Ulster GAA 'ABCs of Movement roadshow' resumes next week
By Cian O’Connell
The ABCs of Movement workshops, successfully started by Ulster GAA last year, return next week.
With events scheduled for all nine counties in the province, further opportunities for coaches and parents interested in getting involved at nursery level, are being provided.
Garreth Thornton, Ulster GAA Provincial Club Coaching & Games Development Officer, is delighted with the response. “Across the province we had in excess of 500 coaches turning up to the workshops across the nine counties,” he says about last year’s sessions.
“This is year two, there is a bit of an add on this year. We are trying to keep the message the same, for us - we want to show progression from year to year. We then want to show the coaches to keep at the same programme, that it works.”
Thornton outlines the reasons behind the approach being adopted. “The ABCs of Movement - agility, balance, and co-ordination, we are trying to link it in to the player development pathway under F1,” Thornton explains.
“It is a specific programme to upskill new parents and coaches of this age group, your five to eight year olds. It is a station based set-up, we go in, roll out 10 or 12 stations or 10 or 12 games, we leave user friendly coaching cards. So they are able to take them away to implement in their own club.”
It is a particularly important offering for new coaches according to Thornton. “We run one workshop in every county, for that workshop it is an open invite to any coaches or parents,” he says.
“It is an observational workshop, it is led by Ulster GAA staff. On the night we do a bit of a theory element at the start of the workshop, we highlight the importance of this stage and the introductory part to develop the skills, the athletic development, and the fun aspect.
“Then from the coaches or parents perspective, you are trying to take the fear out of coaching. Here is a coaching card, here is the game or activity, the coaching points are on it, set the card down, give it to the coach or parent and let them rattle on with it.”

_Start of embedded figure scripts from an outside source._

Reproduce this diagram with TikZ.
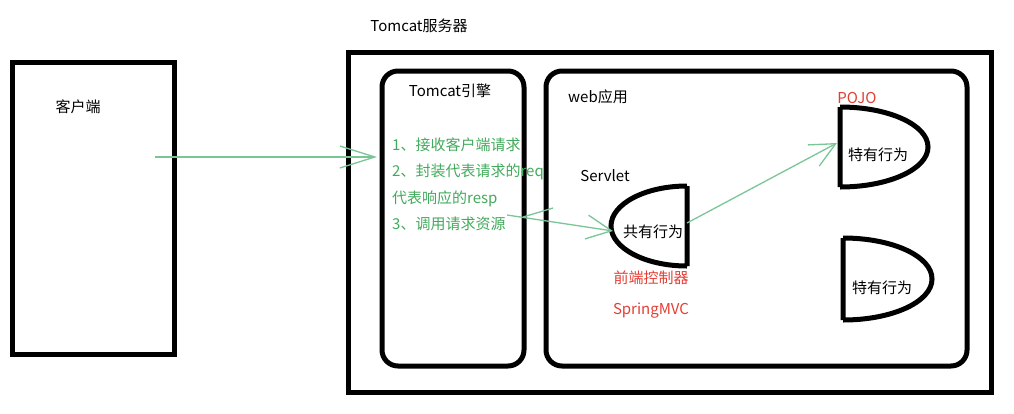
\documentclass[tikz,border=0pt]{standalone}
\usepackage{fontspec}
\setmainfont{Noto Sans CJK SC}
\usetikzlibrary{arrows.meta}

\definecolor{stepgreen}{RGB}{66,170,92}
\definecolor{linkgreen}{RGB}{122,197,150}
\definecolor{notered}{RGB}{228,62,52}

\begin{document}
\begin{tikzpicture}[
    x=1pt, y=-1pt,
    % Styling for boxes and texts
    frame/.style={draw=black, line width=5pt, inner sep=0pt},
    roundframe/.style={frame, rounded corners=16pt},
    plaintext/.style={text=black, font=\fontsize{15}{17}\selectfont, inner sep=0pt},
    steptext/.style={plaintext, text=stepgreen, anchor=west},
    redtext/.style={plaintext, text=notered},
    dshape/.style={draw=black, line width=5pt},
    link/.style={draw=linkgreen, line width=1.3pt},
    bigtip/.style={-{Straight Barb[length=35pt, width=22pt, line width=1.3pt]}},
    smalltip/.style={-{Straight Barb[length=25pt, width=24pt, line width=1.3pt]}}
]
    \useasboundingbox (0,0) rectangle (1014,413);

    % Client
    \node[frame, minimum width=162pt, minimum height=292pt] (client) at (93,208) {};
    \node[plaintext] (clientname) at (78,107) {客户端};

    % Tomcat server and its two parts
    \node[frame, minimum width=643pt, minimum height=340pt] (server) at (669.5,222) {};
    \node[plaintext] (servername) at (419,26) {Tomcat服务器};
    \node[roundframe, minimum width=142pt, minimum height=295pt] (engine) at (453,218.5) {};
    \node[plaintext] (enginename) at (450,91) {Tomcat引擎};
    \node[roundframe, minimum width=421pt, minimum height=295pt] (webapp) at (756.5,218.5) {};
    \node[plaintext] (webappname) at (598,97) {web应用};

    % Steps of the engine
    \node[steptext] (step1) at (392,145) {1、接收客户端请求};
    \node[steptext] (step2) at (392,172) {2、封装代表请求的req};
    \node[steptext] (step2b) at (392,199) {代表响应的resp};
    \node[steptext] (step3) at (392,224) {3、调用请求资源};

    % Servlet (front controller)
    \draw[dshape] (687,186) -- (687,266)
        (687,186) .. controls (645,186) and (611,204) .. (611,226)
        .. controls (611,248) and (645,266) .. (687,266);
    \node[plaintext] (servlet) at (653,232) {共有行为};
    \node[plaintext] (servletname) at (605,176) {Servlet};
    \node[redtext] (frontctrl) at (651,278) {前端控制器};
    \node[redtext] (springmvc) at (651,311) {SpringMVC};

    % POJOs
    \draw[dshape] (840,107) -- (840,187)
        (840,107) .. controls (889,107) and (928,125) .. (928,147)
        .. controls (928,169) and (889,187) .. (840,187);
    \node[plaintext] (pojoA) at (878,155) {特有行为};
    \node[redtext] (pojoname) at (857,98) {POJO};
    \draw[dshape] (843,238) -- (843,320)
        (843,238) .. controls (892,238) and (932,256) .. (932,279)
        .. controls (932,302) and (892,320) .. (843,320);
    \node[plaintext] (pojoB) at (882,288) {特有行为};

    % Request flow
    \coordinate (reqstart) at (155,157);
    \coordinate (reqend) at (377,157);
    \coordinate (callstart) at (507,215);
    \coordinate (servletL) at (613,231);
    \coordinate (servletR) at (687,223);
    \coordinate (pojoL) at (837,143);
    \coordinate (strokeA) at (523,217);
    \coordinate (strokeB) at (553,208);

    \draw[link, bigtip] (reqstart) -- (reqend);
    \draw[link, smalltip] (callstart) -- (servletL);
    \draw[link] (strokeA) -- (strokeB);
    \draw[link, smalltip] (servletR) -- (pojoL);

\end{tikzpicture}
\end{document}
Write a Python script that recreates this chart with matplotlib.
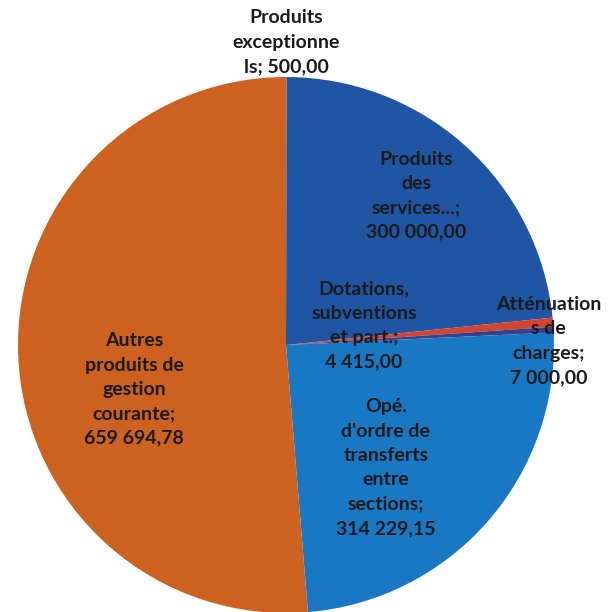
import numpy as np
import matplotlib.pyplot as plt

# Recettes de fonctionnement
labels = ["Produits\nexceptionne\nls; 500,00",
          "Produits\ndes\nservices...;\n300 000,00",
          "Atténuation\ns de\ncharges;\n7 000,00",
          "Dotations,\nsubventions\net part.;\n4 415,00",
          "Opé.\nd'ordre de\ntransferts\nentre\nsections;\n314 229,15",
          "Autres\nproduits de\ngestion\ncourante;\n659 694,78"]
values = [500.00, 300000.00, 7000.00, 4415.00, 314229.15, 659694.78]
colors = ["#d8692a", "#1f55a3", "#d2452e", "#3a3f8c", "#1878c4", "#cd611f"]

# label placement: radius (fraction of pie radius) and angle shift from wedge middle
label_r = [1.13, 0.74, 0.98, 0.30, 0.59, 0.59]
label_shift = [0, 1, -4, 11, -9.5, 14]

fig = plt.figure(figsize=(6.15, 6.12), dpi=100)
ax = fig.add_axes([0, 0, 1, 1])
wedges, _ = ax.pie(values, colors=colors, startangle=90, counterclock=False,
                   radius=1.0, wedgeprops=dict(linewidth=0))

for w, lab, r, sh in zip(wedges, labels, label_r, label_shift):
    mid = np.deg2rad((w.theta1 + w.theta2) / 2 + sh)
    ax.text(r * np.cos(mid), r * np.sin(mid), lab, ha="center", va="center",
            fontsize=14, fontweight="bold", family="Lato", color="#1a1a1a",
            linespacing=1.52)

ax.set_xlim(-286 / 268, 329 / 268)
ax.set_ylim(-267 / 268, 345 / 268)
ax.set_aspect("auto")
ax.axis("off")

fig.savefig("out.png", dpi=100)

That coaches and young players enjoy sport is crucial. “It is about trying to increase that awareness with the coach at that age group,” Thornton says. “What is success for a child at five years of age? It isn't punt passing the ball, it might be being able to jump over a hula hoop, or jumping over a cone.
“That type of a thing, it is about hitting those milestones in a fun way, creating that environment for both coaches and players to learn.”
Coaches are ready, willing, and able to learn new methods which encourages Thornton. “I think social media and the level of professionalism that goes into coaching at adult level - club and inter-county, you can see that feeding into club coaches at youth level,” Thornton responds.
“What is happening with academy squads, club coaches are thinking we have to get up to that level, to match what is happening at academy squad and schools level.
“The coach at child level is thinking that they need to prepare their players so that when they are at youth level they are able to perform these skills, that they are starting to develop their decision making skills and game awareness.
“It feeds from the top down, which I don't think is a bad thing either. I think it is a positive that coaches are going into this in depth sort of way of thinking in terms of coaching.”